Several instances of young children displaying extraordinary musical talent have been recorded in recent times. Among them one can find famous performers such as Martha Argerich, Glenn Gould, and Yehudi Menuhin, to name but a few.

The Canadian Mozart

However, the list also includes many less-known musicians whose early promising careers did not always match the expectations of their patrons and audience once they reached adulthood. One such case was Canadian pianist and composer André Mathieu (1929 – 1968). While still 7 years old, Mathieu gave a recital of his own works in Paris.
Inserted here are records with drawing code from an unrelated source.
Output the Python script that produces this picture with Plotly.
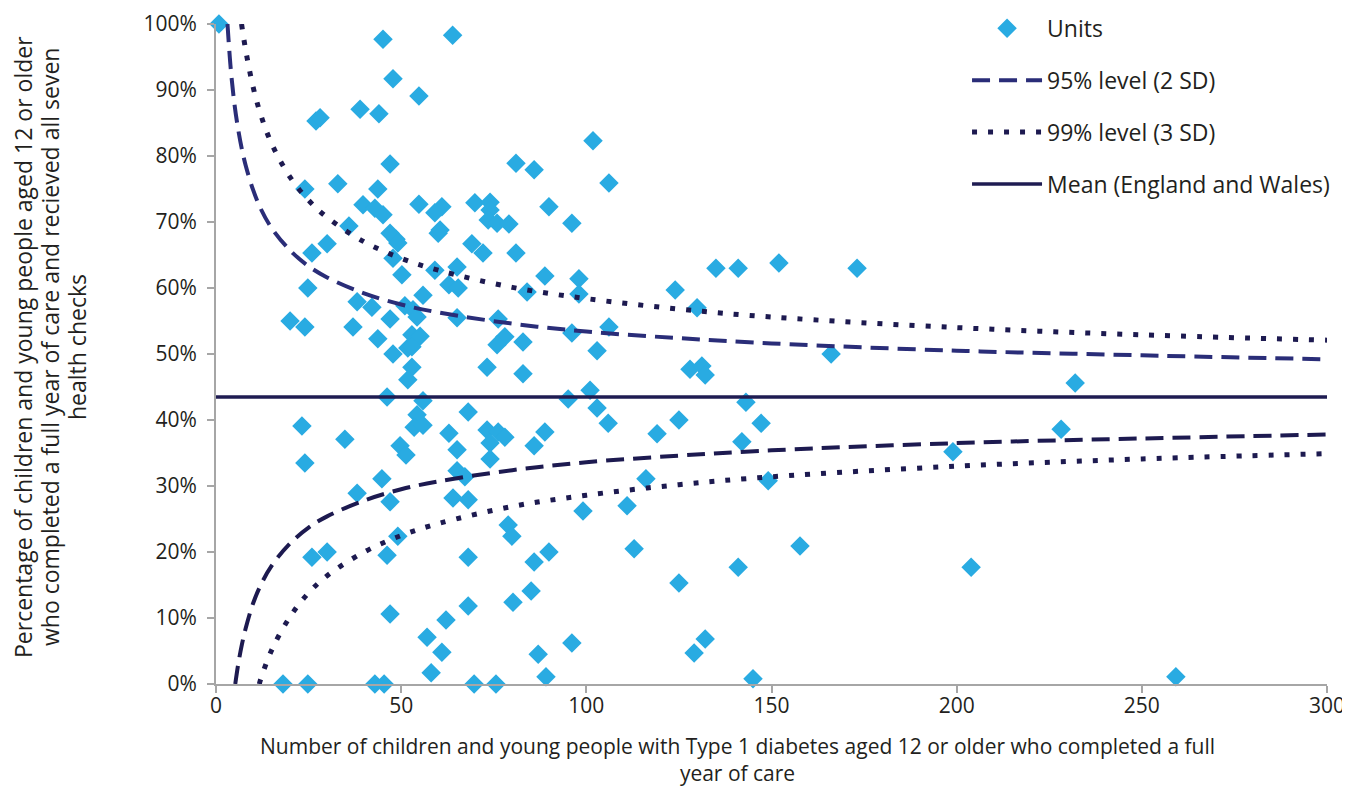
import plotly.graph_objects as go

# ---- data ----
unit_n = [0.8, 45.1, 63.9, 47.8, 54.8, 38.9, 44.0, 27.0, 28.1, 101.8,
          47.0, 81.0, 85.9, 106.1, 24.0, 32.9, 43.7, 39.7, 42.9, 45.1,
          54.8, 61.0, 59.1, 69.9, 74.0, 74.0, 73.5, 75.9, 79.1, 89.9,
          96.1, 35.9, 47.0, 60.0, 60.5, 48.6, 49.1, 30.0, 69.1, 25.9,
          47.8, 72.1, 81.0, 65.1, 59.1, 50.2, 135.0, 141.0, 152.0, 173.1,
          98.0, 88.8, 24.8, 62.9, 65.4, 84.0, 98.0, 124.0, 55.9, 38.1,
          42.1, 51.0, 129.9, 20.0, 24.0, 37.0, 53.2, 54.3, 47.0, 65.1,
          76.2, 43.7, 52.9, 55.1, 78.0, 75.9, 82.9, 106.1, 96.1, 102.9,
          166.1, 47.8, 51.8, 52.9, 52.9, 51.8, 73.2, 82.9, 128.0, 131.2,
          132.1, 101.0, 232.0, 46.2, 143.1, 95.1, 102.9, 105.9, 147.2, 125.0,
          68.1, 54.3, 55.9, 53.5, 55.9, 23.2, 73.2, 76.2, 78.0, 74.0,
          88.8, 119.1, 62.9, 34.8, 142.0, 228.2, 49.7, 51.3, 65.1, 85.9,
          24.0, 74.0, 199.0, 65.1, 67.2, 44.8, 116.1, 149.1, 38.1, 64.0,
          68.1, 47.0, 111.0, 99.1, 78.9, 79.9, 49.1, 25.9, 30.0, 46.2,
          68.1, 89.9, 85.9, 112.9, 157.7, 141.0, 203.9, 125.0, 85.1, 80.2,
          68.1, 47.0, 62.1, 57.0, 132.1, 96.1, 61.0, 87.0, 129.1, 58.1,
          89.1, 145.0, 259.2, 18.1, 24.8, 42.9, 45.4, 69.7, 75.6]
unit_pct = [100.0, 97.7, 98.3, 91.7, 89.1, 87.1, 86.4, 85.3, 85.8, 82.3,
            78.8, 78.9, 77.9, 75.9, 75.0, 75.8, 75.0, 72.6, 72.1, 71.1,
            72.7, 72.3, 71.4, 72.9, 73.0, 71.8, 70.3, 69.8, 69.7, 72.3,
            69.8, 69.4, 68.3, 68.3, 68.8, 67.4, 66.8, 66.7, 66.7, 65.3,
            64.5, 65.3, 65.3, 63.2, 62.7, 62.0, 63.0, 63.0, 63.8, 63.0,
            61.4, 61.8, 60.0, 60.5, 60.0, 59.4, 59.1, 59.7, 58.9, 57.9,
            57.1, 57.3, 57.0, 55.0, 54.1, 54.1, 56.7, 55.6, 55.3, 55.5,
            55.3, 52.3, 52.9, 52.7, 52.6, 51.4, 51.8, 54.1, 53.2, 50.5,
            50.0, 50.0, 50.9, 51.1, 48.0, 46.1, 48.0, 47.0, 47.7, 48.2,
            46.8, 44.5, 45.6, 43.5, 42.7, 43.2, 41.8, 39.5, 39.5, 40.0,
            41.2, 40.8, 42.9, 38.9, 39.2, 39.1, 38.5, 38.2, 37.4, 36.5,
            38.2, 37.9, 38.0, 37.1, 36.7, 38.6, 36.1, 34.7, 35.5, 36.1,
            33.5, 34.1, 35.2, 32.3, 31.4, 31.1, 31.1, 30.8, 28.9, 28.2,
            27.9, 27.6, 27.0, 26.2, 24.1, 22.4, 22.4, 19.2, 20.0, 19.5,
            19.2, 20.0, 18.5, 20.5, 20.9, 17.7, 17.7, 15.3, 14.1, 12.4,
            11.8, 10.6, 9.7, 7.1, 6.8, 6.2, 4.8, 4.5, 4.7, 1.7,
            1.1, 0.8, 1.1, 0.0, 0.0, 0.0, 0.0, 0.0, 0.0]

mean_pct = 43.5
mean_n = [0, 300]

upper95_n = [3.1, 4, 5, 6, 7, 8, 10, 12, 15, 20, 25, 30, 40, 50, 60, 80, 100, 125, 150, 200, 250, 300]
upper95 = [100.0, 93.1, 87.8, 84.0, 81.0, 78.6, 74.9, 72.1, 69.1, 65.7, 63.3, 61.6, 59.2, 57.5,
           56.3, 54.6, 53.4, 52.4, 51.6, 50.5, 49.8, 49.2]
lower95_n = [5.2, 6, 7, 8, 10, 12, 15, 20, 25, 30, 40, 50, 60, 80, 100, 125, 150, 200, 250, 300]
lower95 = [0.0, 3.0, 6.0, 8.4, 12.2, 14.9, 17.9, 21.3, 23.7, 25.4, 27.8, 29.5, 30.7, 32.4,
           33.6, 34.6, 35.4, 36.5, 37.2, 37.8]
upper99_n = [6.9, 8, 10, 12, 15, 20, 25, 30, 40, 50, 60, 80, 100, 125, 150, 200, 250, 300]
upper99 = [100.0, 96.1, 90.5, 86.4, 81.9, 76.8, 73.3, 70.7, 67.0, 64.5, 62.7, 60.1, 58.4, 56.8,
           55.6, 54.0, 52.9, 52.1]
lower99_n = [11.7, 12, 15, 20, 25, 30, 40, 50, 60, 80, 100, 125, 150, 200, 250, 300]
lower99 = [0.0, 0.6, 5.1, 10.2, 13.8, 16.4, 20.0, 22.5, 24.3, 26.9, 28.6, 30.2, 31.4, 33.0,
           34.1, 34.9]

x_ticks = [0, 50, 100, 150, 200, 250, 300]
y_ticks = [0, 10, 20, 30, 40, 50, 60, 70, 80, 90, 100]
y_tick_labels = [f"{v}%" for v in y_ticks]

x_title = ("Number of children and young people with Type 1 diabetes aged 12 or older who completed a full"
           "<br>year of care")
y_title_lines = ["Percentage of children and young people aged 12 or older",
                 "who completed a full year of care and recieved all seven",
                 "health checks"]

# ---- styles ----
C_UNIT = "#29ABE2"
C_DASH = "#2A2D78"
C_DOT = "#1D1A50"
C_MEAN = "#1F1C52"
FONT = "Open Sans"
TXT = "#231F20"

fig = go.Figure()

fig.add_trace(go.Scatter(
    x=unit_n, y=unit_pct, mode="markers", name="Units",
    marker=dict(symbol="diamond", size=15, color=C_UNIT, line=dict(width=0)),
    cliponaxis=False, legendgroup="a"))

fig.add_trace(go.Scatter(
    x=upper95_n, y=upper95, mode="lines", name="95% level (2 SD)",
    line=dict(color=C_DASH, width=4, dash="18px,9px", shape="spline"),
    legendgroup="b"))
fig.add_trace(go.Scatter(
    x=lower95_n, y=lower95, mode="lines", name="95% level (2 SD)", showlegend=False,
    line=dict(color=C_DOT, width=4, dash="18px,9px", shape="spline"),
    legendgroup="b"))

fig.add_trace(go.Scatter(
    x=upper99_n, y=upper99, mode="lines", name="99% level (3 SD)",
    line=dict(color=C_DOT, width=5, dash="5px,11px", shape="spline"),
    legendgroup="c"))
fig.add_trace(go.Scatter(
    x=lower99_n, y=lower99, mode="lines", name="99% level (3 SD)", showlegend=False,
    line=dict(color=C_DOT, width=5, dash="5px,11px", shape="spline"),
    legendgroup="c"))

fig.add_trace(go.Scatter(
    x=mean_n, y=[mean_pct, mean_pct], mode="lines", name="Mean (England and Wales)",
    line=dict(color=C_MEAN, width=3.5), legendgroup="d"))

axis_common = dict(
    showline=True, linecolor="#A6A6A6", linewidth=2,
    ticks="outside", ticklen=7, tickcolor="#A6A6A6", tickwidth=1.5,
    showgrid=False, zeroline=False, automargin=False,
    tickfont=dict(family=FONT, size=21, color=TXT),
)

annotations = [dict(
    text=x_title, xref="paper", yref="paper", x=0.4698, y=-0.114,
    xanchor="center", yanchor="middle", showarrow=False,
    font=dict(family=FONT, size=21, color=TXT))]
for i, line in enumerate(y_title_lines):
    annotations.append(dict(
        text=line, xref="paper", yref="paper", x=[-0.1737, -0.1494, -0.1251][i], y=0.5106,
        xanchor="center", yanchor="middle", showarrow=False, textangle=-90,
        font=dict(family=FONT, size=23, color=TXT)))

# page body has an 8px margin: size the figure so the plot area lands where the reference has it
fig.update_layout(
    width=1342, height=781,
    paper_bgcolor="white", plot_bgcolor="white",
    margin=dict(l=208, r=23, t=16, b=105, autoexpand=False),
    font=dict(family=FONT, color=TXT),
    showlegend=True,
    legend=dict(
        x=0.676, y=1.026, xanchor="left", yanchor="top",
        font=dict(family=FONT, size=23, color=TXT),
        tracegroupgap=19, bgcolor="rgba(0,0,0,0)",
        itemwidth=70,
    ),
    xaxis=dict(range=[0, 300], tickvals=x_ticks, ticklabelstandoff=-5, **axis_common),
    yaxis=dict(range=[0, 100], tickvals=y_ticks, ticktext=y_tick_labels,
               ticklabelstandoff=6, **axis_common),
    annotations=annotations,
)

fig.write_html("out.html")
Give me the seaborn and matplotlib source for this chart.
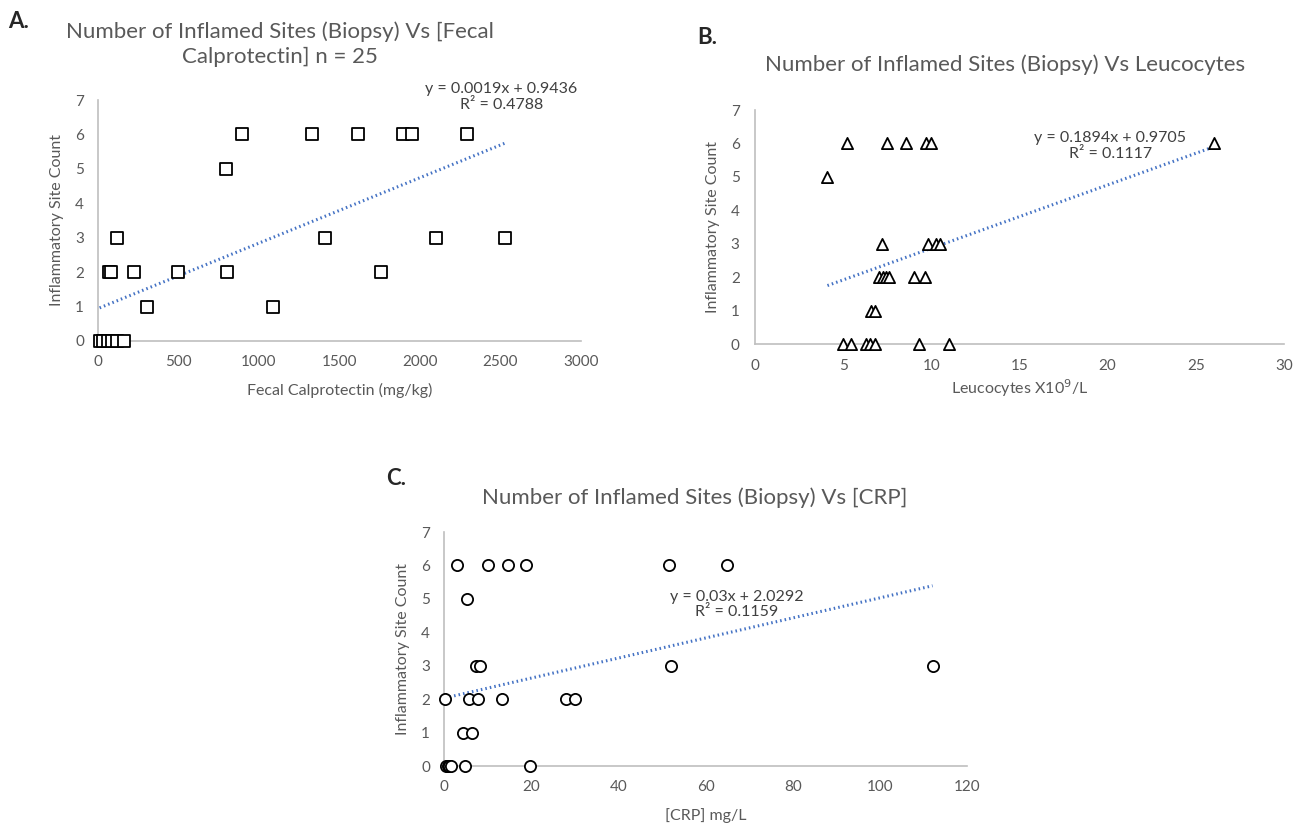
import numpy as np
import pandas as pd
import matplotlib.pyplot as plt
import seaborn as sns

# dados
calpro = [895, 1328, 1615, 1893, 1952, 2292, 793, 116, 1413, 2100, 2525,
          71, 81, 221, 499, 803, 1755, 304, 1088, 10, 30, 60, 90, 120, 160]
calpro_sites = [6, 6, 6, 6, 6, 6, 5, 3, 3, 3, 3,
                2, 2, 2, 2, 2, 2, 1, 1, 0, 0, 0, 0, 0, 0]

leuco = [5.22, 7.49, 8.59, 9.67, 10.0, 26.04, 4.11, 7.2, 9.8, 10.28, 10.5,
         7.06, 7.24, 7.42, 7.62, 9.02, 9.62, 6.59, 6.81,
         4.97, 5.42, 6.27, 6.52, 6.79, 9.31, 11.02]
leuco_sites = [6, 6, 6, 6, 6, 6, 5, 3, 3, 3, 3,
               2, 2, 2, 2, 2, 2, 1, 1,
               0, 0, 0, 0, 0, 0, 0]

crp = [3.0, 10.1, 14.7, 18.9, 51.7, 65.0, 5.3, 7.3, 8.2, 52.0, 112.1,
       0.26, 5.7, 7.8, 13.4, 27.9, 30.0, 4.3, 6.5,
       0.4, 0.9, 1.1, 1.5, 4.8, 19.7]
crp_sites = [6, 6, 6, 6, 6, 6, 5, 3, 3, 3, 3,
             2, 2, 2, 2, 2, 2, 1, 1,
             0, 0, 0, 0, 0, 0]

# coeficientes da linha de tendência (do rótulo do gráfico)
fits = {
    'A': (0.0019, 0.9436, '0.4788'),
    'B': (0.1894, 0.9705, '0.1117'),
    'C': (0.03, 2.0292, '0.1159'),
}

sns.set_style('white')
plt.rcParams['font.family'] = ['Lato', 'DejaVu Sans']

cinza = '#595959'
azul = '#4472C4'
W, H = 1302, 826

fig = plt.figure(figsize=(W / 100, H / 100), dpi=100)


def eixo(l, r, t, b):
    return fig.add_axes([l / W, 1 - b / H, (r - l) / W, (b - t) / H])


def painel(ax, x, y, marker, chave, xmax, xstep, xlabel, ticks, pos_eq):
    df = pd.DataFrame({'x': x, 'y': y})
    a, b0, r2 = fits[chave]
    xs = np.array([min(x), max(x)])
    linha = pd.DataFrame({'x': xs, 'y': a * xs + b0})
    sns.lineplot(data=linha, x='x', y='y', ax=ax, color=azul, lw=2.2,
                 linestyle=(0, (0.5, 1.0)), zorder=1)
    sns.scatterplot(data=df, x='x', y='y', ax=ax, marker=marker, s=65,
                    facecolor='white', edgecolor='black', linewidth=1.3,
                    zorder=3, clip_on=False)
    ax.set_xlim(0, xmax)
    ax.set_ylim(0, 7)
    ax.set_xticks(np.arange(0, xmax + 1, xstep))
    ax.set_yticks(range(0, 8))
    ax.set_xlabel(xlabel, color=cinza, fontsize=11.5, labelpad=10 if not ticks else 3)
    ax.set_ylabel('Inflammatory Site Count', color=cinza, fontsize=11.5, labelpad=8)
    sns.despine(ax=ax)
    for s in ['left', 'bottom']:
        ax.spines[s].set_color('#bfbfbf')
        ax.spines[s].set_linewidth(1.2)
    ax.tick_params(colors=cinza, labelsize=11, length=5 if ticks else 0,
                   width=1, color='#bfbfbf', pad=6 if ticks else 10)
    ax.text(pos_eq[0], pos_eq[1], f'y = {a}x + {b0}\nR² = {r2}', transform=ax.transAxes,
            ha='center', va='center', fontsize=11.5, color='#404040', linespacing=1.15)


axA = eixo(98, 581, 100, 341)
painel(axA, calpro, calpro_sites, 's', 'A', 3000, 500, 'Fecal Calprotectin (mg/kg)', False,
       (0.835, 1.012))
fig.text(280 / W, 1 - 44 / H, 'Number of Inflamed Sites (Biopsy) Vs [Fecal\nCalprotectin] n = 25',
         ha='center', va='center', fontsize=16, color=cinza, linespacing=1.3)

axB = eixo(755, 1284, 110, 344)
painel(axB, leuco, leuco_sites, '^', 'B', 30, 5, 'Leucocytes X10$^9$/L', True,
       (0.672, 0.845))
fig.text(1005 / W, 1 - 65 / H, 'Number of Inflamed Sites (Biopsy) Vs Leucocytes',
         ha='center', va='center', fontsize=16, color=cinza)

axC = eixo(444, 967, 532, 766)
painel(axC, crp, crp_sites, 'o', 'C', 120, 20, '[CRP] mg/L', False,
       (0.56, 0.69))
fig.text(695 / W, 1 - 498 / H, 'Number of Inflamed Sites (Biopsy) Vs [CRP]',
         ha='center', va='center', fontsize=16, color=cinza)

fig.text(8 / W, 1 - 22 / H, 'A.', fontsize=16, fontweight='bold', va='center')
fig.text(697 / W, 1 - 38 / H, 'B.', fontsize=16, fontweight='bold', va='center')
fig.text(386 / W, 1 - 478 / H, 'C.', fontsize=16, fontweight='bold', va='center')

fig.savefig('out.png', dpi=100, facecolor='white')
His performance was received enthusiastically and critics unanimously hailed him as “Canadien Mozart”.

However, the aftermath of WWII found Mathieu a changed man and his return to Montreal was followed by alcoholism and emotional problems that led to his premature death at the age of 39.  Mathieu’s life story is explored in the film L’enfant prodige (2010) by Luc Dionne, which features much of his beautiful music performed by -also Québécois- pianist Alain Lefèvre.

Rise and fall (and rise again)

L’enfant prodige bears a close resemblance to the film Shine (1996) by Scott Hicks, which deals with the formative years of Australian concert pianist David Helfgott and his subsequent struggle with mental illness. Both films explore similar themes such as the beginnings of a promising music career, the strong influence of family on the child’s character, and the early claim to fame followed by a sudden fall.

There is, however, a crucial difference. While L’enfant prodige is the tragic story of one’s descent to alcoholism and despair, Shine is essentially a film about overcoming seemingly unsurpassable obstacles and surviving life’s misfortunes.

A great challenge even for the most phenomenal talents, no doubt.